3.3. LNCaP Cell Proliferation Assay

LNCaP cell growth inhibition assay was performed as the previous report [27,28,31]. Briefly, LNCaP cells were seeded in 96-well plates at a concentration of 2000 cells per well in 100 μL of RPMI-1640 medium supplemented with 2% charcoal-stripped FBS, and the plates were incubated for 24 h at 37 °C under 5% CO2. Then, 10 μL of medium was removed from each well and replaced with 10 μL of drug solution supplemented with serial dilutions of test compound or DMSO as a dilution control in the presence or absence of 10 nM DHT. Cells were incubated for 6 days, and half of the medium was removed and replaced once after 3 days with medium containing test compound or DMSO as a dilution control. At the end of the incubation, proliferation was evaluated using a Cell Counting Kit-8 (Dojindo) according to the manufacturer’s instruction. This parameter is proportional to the number of living cells in the culture. All experiments were performed in triplicate or more.
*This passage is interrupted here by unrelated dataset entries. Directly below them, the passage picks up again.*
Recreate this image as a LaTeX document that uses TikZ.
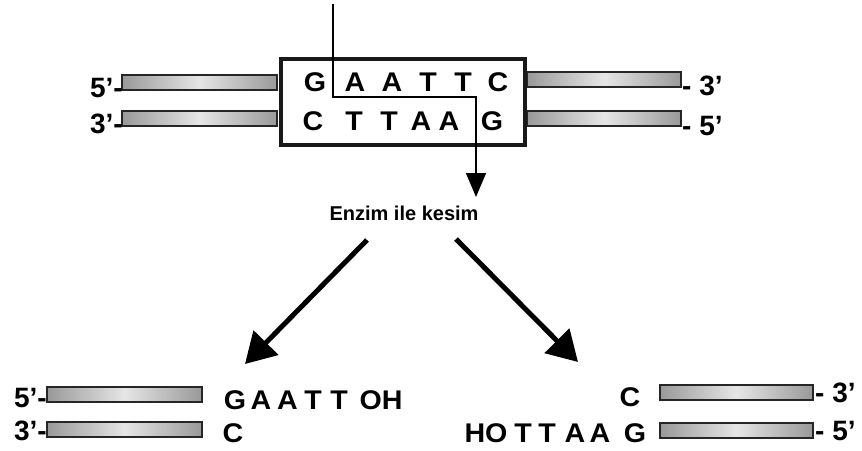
\documentclass[tikz,border=0pt]{standalone}
\usepackage{fontspec}
\setmainfont{Liberation Sans}
\newfontfamily\widesans[FakeStretch=1.06]{Liberation Sans}
\usetikzlibrary{arrows.meta}
\tikzset{
  bar/.style={draw=black!85, line width=1.6pt, left color=black!40, right color=black!40, middle color=black!10, rectangle, inner sep=0pt},
  base/.style={inner sep=0pt, anchor=base, font=\widesans\fontsize{27}{27}\selectfont\bfseries},
  lowbase/.style={inner sep=0pt, anchor=base, font=\widesans\fontsize{27}{27}\selectfont\bfseries},
  endl/.style={inner sep=0pt, anchor=base east, font=\fontsize{28}{28}\selectfont\bfseries},
  endr/.style={inner sep=0pt, anchor=base west, font=\fontsize{28}{28}\selectfont\bfseries},
  bigarrow/.style={line width=5pt, -{Triangle[length=30pt,width=34pt]}},
  cutline/.style={line width=1.4pt, -{Triangle[length=24pt,width=20pt]}}
}
\begin{document}
\begin{tikzpicture}[x=1pt,y=-1pt]
\useasboundingbox (0,0) rectangle (862,450);
% top strands
\node[bar, minimum width=155pt, minimum height=15pt] (bl1) at (199.5,82.5) {};
\node[bar, minimum width=155pt, minimum height=15pt] (bl2) at (199.5,118.5) {};
\node[bar, minimum width=154pt, minimum height=15pt] (br1) at (604,79.5) {};
\node[bar, minimum width=154pt, minimum height=15pt] (br2) at (604,118.5) {};
\node[draw=black!90, line width=4pt, fill=white, minimum width=244.5pt, minimum height=86.5pt, inner sep=0pt] (box) at (402.75,101.75) {};
% letters
\node[base] (t1) at (315,91) {G};
\node[base] (t2) at (355,91) {A};
\node[base] (t3) at (392,91) {A};
\node[base] (t4) at (428,91) {T};
\node[base] (t5) at (463,91) {T};
\node[base] (t6) at (498,91) {C};
\node[base] (u1) at (313,130) {C};
\node[base] (u2) at (354,130) {T};
\node[base] (u3) at (389,130) {T};
\node[base] (u4) at (421,130) {A};
\node[base] (u5) at (449,130) {A};
\node[base] (u6) at (492,130) {G};
% end labels
\node[endl] (l5) at (123,97) {5’-};
\node[endl] (l3) at (123,133) {3’-};
\node[endr] (r3) at (682,95) {- 3’};
\node[endr] (r5) at (682,135) {- 5’};
% cut line
\coordinate (cuttop) at (333,4);
\coordinate (cutmid) at (476,97);
\coordinate (cuttip) at (476,197);
\draw[cutline] (cuttop) |- (cutmid) -- (cuttip);
% enzyme
\node[inner sep=0pt, anchor=base, font=\fontsize{20}{20}\selectfont\bfseries] (enz) at (404,220) {Enzim ile kesim};
\coordinate (la) at (367,240);
\coordinate (lb) at (245,364);
\coordinate (ra) at (456,239);
\coordinate (rb) at (578,362);
\draw[bigarrow] (la) -- (lb);
\draw[bigarrow] (ra) -- (rb);
% bottom left fragment
\node[bar, minimum width=155pt, minimum height=15pt] (bbl1) at (124.5,394.5) {};
\node[bar, minimum width=155pt, minimum height=15pt] (bbl2) at (124.5,429.5) {};
\node[endl] (bl5) at (47,407) {5’-};
\node[endl] (bl3) at (47,440) {3’-};
\node[lowbase] (g1) at (235,409) {G};
\node[lowbase] (g2) at (261,409) {A};
\node[lowbase] (g3) at (287.5,409) {A};
\node[lowbase] (g4) at (313,409) {T};
\node[lowbase] (g5) at (339,409) {T};
\node[lowbase] (g6) at (381,409) {OH};
\node[lowbase] (g7) at (233,442) {C};
% bottom right fragment
\node[bar, minimum width=153pt, minimum height=15pt] (bbr1) at (736.5,392.5) {};
\node[bar, minimum width=153pt, minimum height=15pt] (bbr2) at (736.5,430.5) {};
\node[endr] (br3) at (815,402) {- 3’};
\node[endr] (br5) at (815,440) {- 5’};
\node[lowbase] (h0) at (630,406) {C};
\node[lowbase] (h1) at (486,442) {HO};
\node[lowbase] (h2) at (523,442) {T};
\node[lowbase] (h3) at (547,442) {T};
\node[lowbase] (h4) at (575,442) {A};
\node[lowbase] (h5) at (600,442) {A};
\node[lowbase] (h6) at (635,442) {G};
\end{tikzpicture}
\end{document}
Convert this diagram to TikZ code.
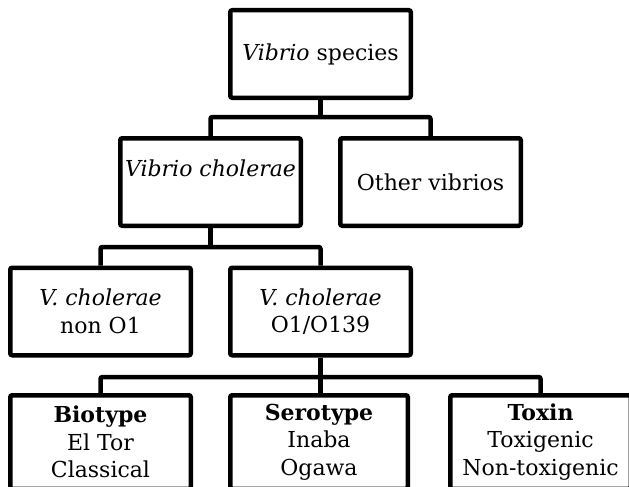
\documentclass[tikz,border=0pt]{standalone}
\usepackage{fontspec}
\setmainfont{DejaVu Serif}
\begin{document}
\begin{tikzpicture}[x=1pt,y=-1pt,
  box/.style={draw, line width=4.5pt, rounded corners=2pt, minimum width=180.5pt,
    minimum height=87.5pt, inner sep=0pt, align=center,
    font=\fontsize{22}{27.5}\selectfont},
  conn/.style={line width=4.5pt, rounded corners=2pt}]
\useasboundingbox (0,0) rectangle (629,487);
\clip (0,0) rectangle (629,487);
\node[box] (top) at (320.5,54) {\textit{Vibrio} species};
\node[box] (chol) at (210.5,182) {\textit{Vibrio cholerae}\\ \mbox{}};
\node[box] (other) at (430.5,182) {Other vibrios};
\node[box] (non) at (100.5,311.5) {\textit{V. cholerae}\\non O1};
\node[box] (o1) at (320.5,311.5) {\textit{V. cholerae}\\O1/O139};
\node[box, minimum height=93.5pt] (bio) at (100.5,442) {\textbf{Biotype}\\El Tor\\Classical};
\node[box, minimum height=93.5pt, minimum width=177.5pt] (sero) at (319,442) {\textbf{Serotype}\\Inaba\\Ogawa};
\node[box, minimum height=93.5pt] (tox) at (540.5,442) {\textbf{Toxin}\\Toxigenic\\Non-toxigenic};
\coordinate (b1) at (320.5,117);
\coordinate (b2) at (210.5,247);
\coordinate (b3) at (320.5,377);
\draw[conn] (top.south) -- (b1);
\draw[conn] (chol.north) |- (b1) -| (other.north);
\draw[conn] (chol.south) -- (b2);
\draw[conn] (non.north) |- (b2) -| (o1.north);
\draw[conn] (o1.south) -- (o1.south |- sero.north);
\draw[conn] (bio.north) |- (b3) -| (tox.north);
\end{tikzpicture}
\end{document}
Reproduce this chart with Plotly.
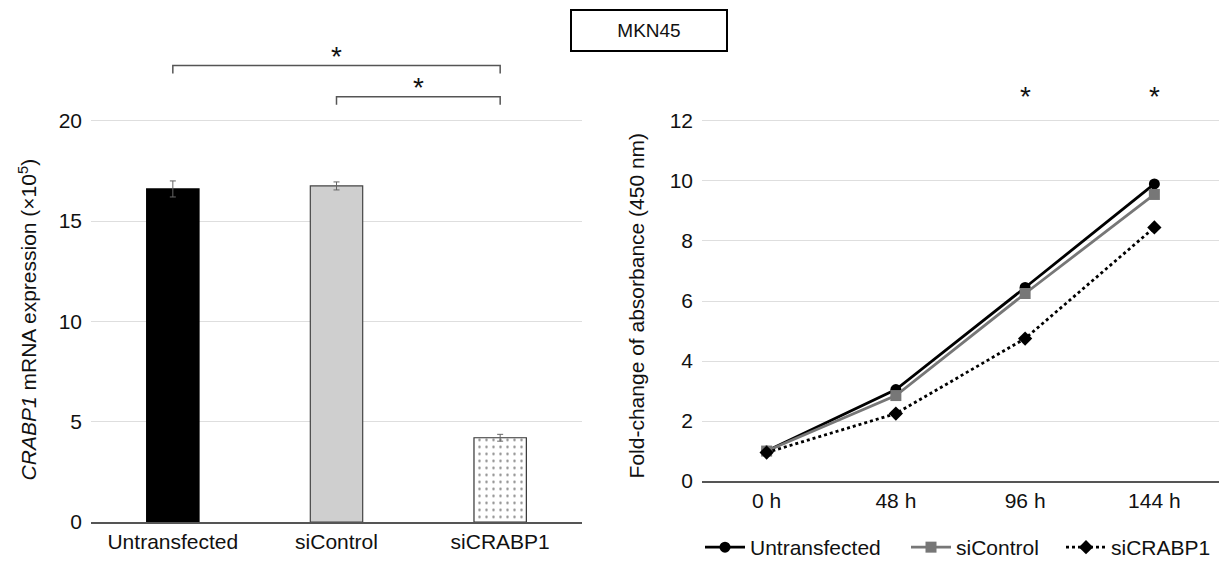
import plotly.graph_objects as go

# ---- data ----
groups = ["Untransfected", "siControl", "siCRABP1"]
mrna = [16.6, 16.75, 4.2]
mrna_err = [0.4, 0.2, 0.17]

timepoints = ["0 h", "48 h", "96 h", "144 h"]
untransfected = [1.0, 3.05, 6.45, 9.9]
sicontrol = [1.0, 2.85, 6.25, 9.55]
sicrabp1 = [0.95, 2.25, 4.75, 8.45]

left_ticks = [0, 5, 10, 15, 20]
right_ticks = [0, 2, 4, 6, 8, 10, 12]

# significance brackets: (from group, to group, height)
brackets = [("Untransfected", "siCRABP1", 22.75), ("siControl", "siCRABP1", 21.2)]
right_stars = ["96 h", "144 h"]

FONT = "Liberation Sans, Arial, sans-serif"
TXT = "#111111"
FS = 21

W, H = 1226, 568
YS = 1.0215  # vertical correction observed in the capture


def px(x):
    return x / W


def py(y):
    return 1 - (y * YS) / H


fig = go.Figure()

bar_fill = ["#000000", "#cfcfcf", "#ffffff"]
bar_line = ["#000000", "#444444", "#333333"]
for i, g in enumerate(groups):
    pattern = dict(shape=".", fgcolor="#111111", bgcolor="#ffffff", size=7, solidity=0.1) if g == "siCRABP1" else dict(shape="")
    fig.add_trace(go.Bar(
        x=[g], y=[mrna[i]], width=0.32,
        marker=dict(color=bar_fill[i], line=dict(color=bar_line[i], width=1.2), pattern=pattern),
        error_y=dict(type="data", array=[mrna_err[i]], color="#666666", thickness=1, width=3),
        showlegend=False, xaxis="x", yaxis="y",
    ))

line_styles = [
    ("Untransfected", untransfected, "#000000", "solid", "circle", "legend", 700),
    ("siControl", sicontrol, "#777777", "solid", "square", "legend2", 906),
    ("siCRABP1", sicrabp1, "#000000", "dot", "diamond", "legend3", 1061),
]
for name, vals, col, dash, sym, leg, _ in line_styles:
    fig.add_trace(go.Scatter(
        x=timepoints, y=vals, name=name, mode="lines+markers",
        line=dict(color=col, width=2.8, dash=dash),
        marker=dict(color=col, symbol=sym, size=11),
        xaxis="x2", yaxis="y2", legend=leg,
    ))

# brackets on bar chart
for a, b, h in brackets:
    xa, xb = groups.index(a), groups.index(b)
    fig.add_shape(type="path",
                  path=f"M {xa},{h-0.4} L {xa},{h} L {xb},{h} L {xb},{h-0.4}",
                  xref="x", yref="y", line=dict(color="#555555", width=1.5))
    fig.add_annotation(x=(xa + xb) / 2, y=h + 0.45, xref="x", yref="y", text="*",
                       showarrow=False, font=dict(size=28, color=TXT, family=FONT))

for t in right_stars:
    fig.add_annotation(x=t, y=12.8, xref="x2", yref="y2", text="*",
                       showarrow=False, font=dict(size=28, color=TXT, family=FONT))

# axis titles
fig.add_annotation(x=px(28), y=py(320), xref="paper", yref="paper",
                   xanchor="center", yanchor="middle",
                   text="<i>CRABP1</i> mRNA expression (×10<sup>5</sup>)", textangle=-90,
                   showarrow=False, font=dict(size=FS, color=TXT, family=FONT))
fig.add_annotation(x=px(636), y=py(306), xref="paper", yref="paper",
                   xanchor="center", yanchor="middle",
                   text="Fold-change of absorbance (450 nm)", textangle=-90,
                   showarrow=False, font=dict(size=FS, color=TXT, family=FONT))

# MKN45 box
fig.add_annotation(x=px(649), y=py(31), xref="paper", yref="paper",
                   xanchor="center", yanchor="middle",
                   text="MKN45", showarrow=False, width=150, height=35,
                   bordercolor="#000000", borderwidth=2, borderpad=2,
                   font=dict(size=19, color=TXT, family=FONT))

axis_common = dict(showline=True, linecolor="#555555", linewidth=1.5, ticks="",
                   tickfont=dict(size=FS, color=TXT, family=FONT), fixedrange=True)

legend_common = dict(orientation="h", yanchor="middle", xanchor="left",
                     font=dict(size=FS, color=TXT, family=FONT), itemwidth=40,
                     bgcolor="rgba(0,0,0,0)")

fig.update_layout(
    width=W, height=H,
    margin=dict(l=0, r=0, t=0, b=0),
    plot_bgcolor="white", paper_bgcolor="white",
    font=dict(family=FONT, color=TXT),
    xaxis=dict(domain=[px(91), px(582)], anchor="y", showgrid=False,
               categoryorder="array", categoryarray=groups, range=[-0.5, 2.5], **axis_common),
    yaxis=dict(domain=[py(523), py(30.5)], anchor="x", range=[0, 24.5],
               tickvals=left_ticks, showgrid=True, gridcolor="#dedede", gridwidth=1.2,
               showline=False, zeroline=False, ticklabelstandoff=8,
               tickfont=dict(size=FS, color=TXT, family=FONT), fixedrange=True),
    xaxis2=dict(domain=[px(702), px(1219)], anchor="y2", showgrid=False,
                range=[-0.5, 3.5], **axis_common),
    yaxis2=dict(domain=[py(482), py(61)], anchor="x2", range=[0, 14],
                tickvals=right_ticks, showgrid=True, gridcolor="#dedede", gridwidth=1.2,
                showline=False, zeroline=False, ticklabelstandoff=8,
                tickfont=dict(size=FS, color=TXT, family=FONT), fixedrange=True),
    legend=dict(x=px(line_styles[0][6]), y=py(549), **legend_common),
    legend2=dict(x=px(line_styles[1][6]), y=py(549), **legend_common),
    legend3=dict(x=px(line_styles[2][6]), y=py(549), **legend_common),
)

page_css = (
    "var s=document.createElement('style');"
    "s.textContent='html,body{margin:0;padding:0;overflow:hidden;width:1226px;height:568px;}';"
    "document.head.appendChild(s);"
)
fig.write_html("out.html", config={"displayModeBar": False}, post_script=page_css)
3.4. Alkaline Phosphatase Assay Using T-47D Cells

Alkaline phosphatase assay was performed based on the previous report [22,32]. Briefly, T-47D cells were plated in 96-well plates at 10,000 cell per well and incubated at 37 °C under 5% CO2 for 24 h. Then, 10 μL of medium was removed from each well and replaced with 10 μL of drug solution supplemented with serial dilutions of test compound or DMSO as a dilution control in the presence or absence of 1 nM progesterone, and incubation was continued for 24 h. Then, the medium was aspirated, and the cells were fixed with 100 μL of 1.8% formalin in PBS. The fixed cells were washed with PBS, and 75 μL of assay buffer (1 mg/mL p-nitrophenol phosphate in diethanolamine water solution, pH 9.0, 2 mM MgCl2) was added. The mixture was incubated at room temperature with shielding from light for 2 h, and then the reaction was terminated by the addition of 100 μL of NaOH. The absorbance at 405 nm was measured with a microplate reader.

4. Conclusions

We synthesized a series of 4-methyl-7-(N-alkyl-arylcarboxamido)coumarins as AR antagonist candidates, using compound 7b as a lead compound. The AR-antagonistic activity of the synthesized coumarinamide derivatives was examined in terms of growth-inhibitory activity toward SC-3 cells. Coumarinamides with a secondary amide bond were inactive, but their N-alkylated derivatives exhibited AR-antagonistic activity. Among them, compounds 19b and 31b showed more potent AR-antagonistic activity than the lead compound 7b, and they were comparable in potency to hydroxyflutamide (2b). Conformational analysis and docking study revealed that the folded structure of coumarinamides associated with the cis-amide bond is important for binding to AR. The selected coumarinamide derivatives showed AR-antagonistic activity toward LNCaP cells with T877A AR and had weak PR-antagonistic activity. The detailed action mechanism of novel coumarinamides as AR modulators including AR-binding ability and transcriptional regulation should be elucidated in the future works, as the folded coumarinamide is a different pharmacophore from those of conventional AR antagonists, and these compounds may be promising candidates for the treatment of prostate cancer.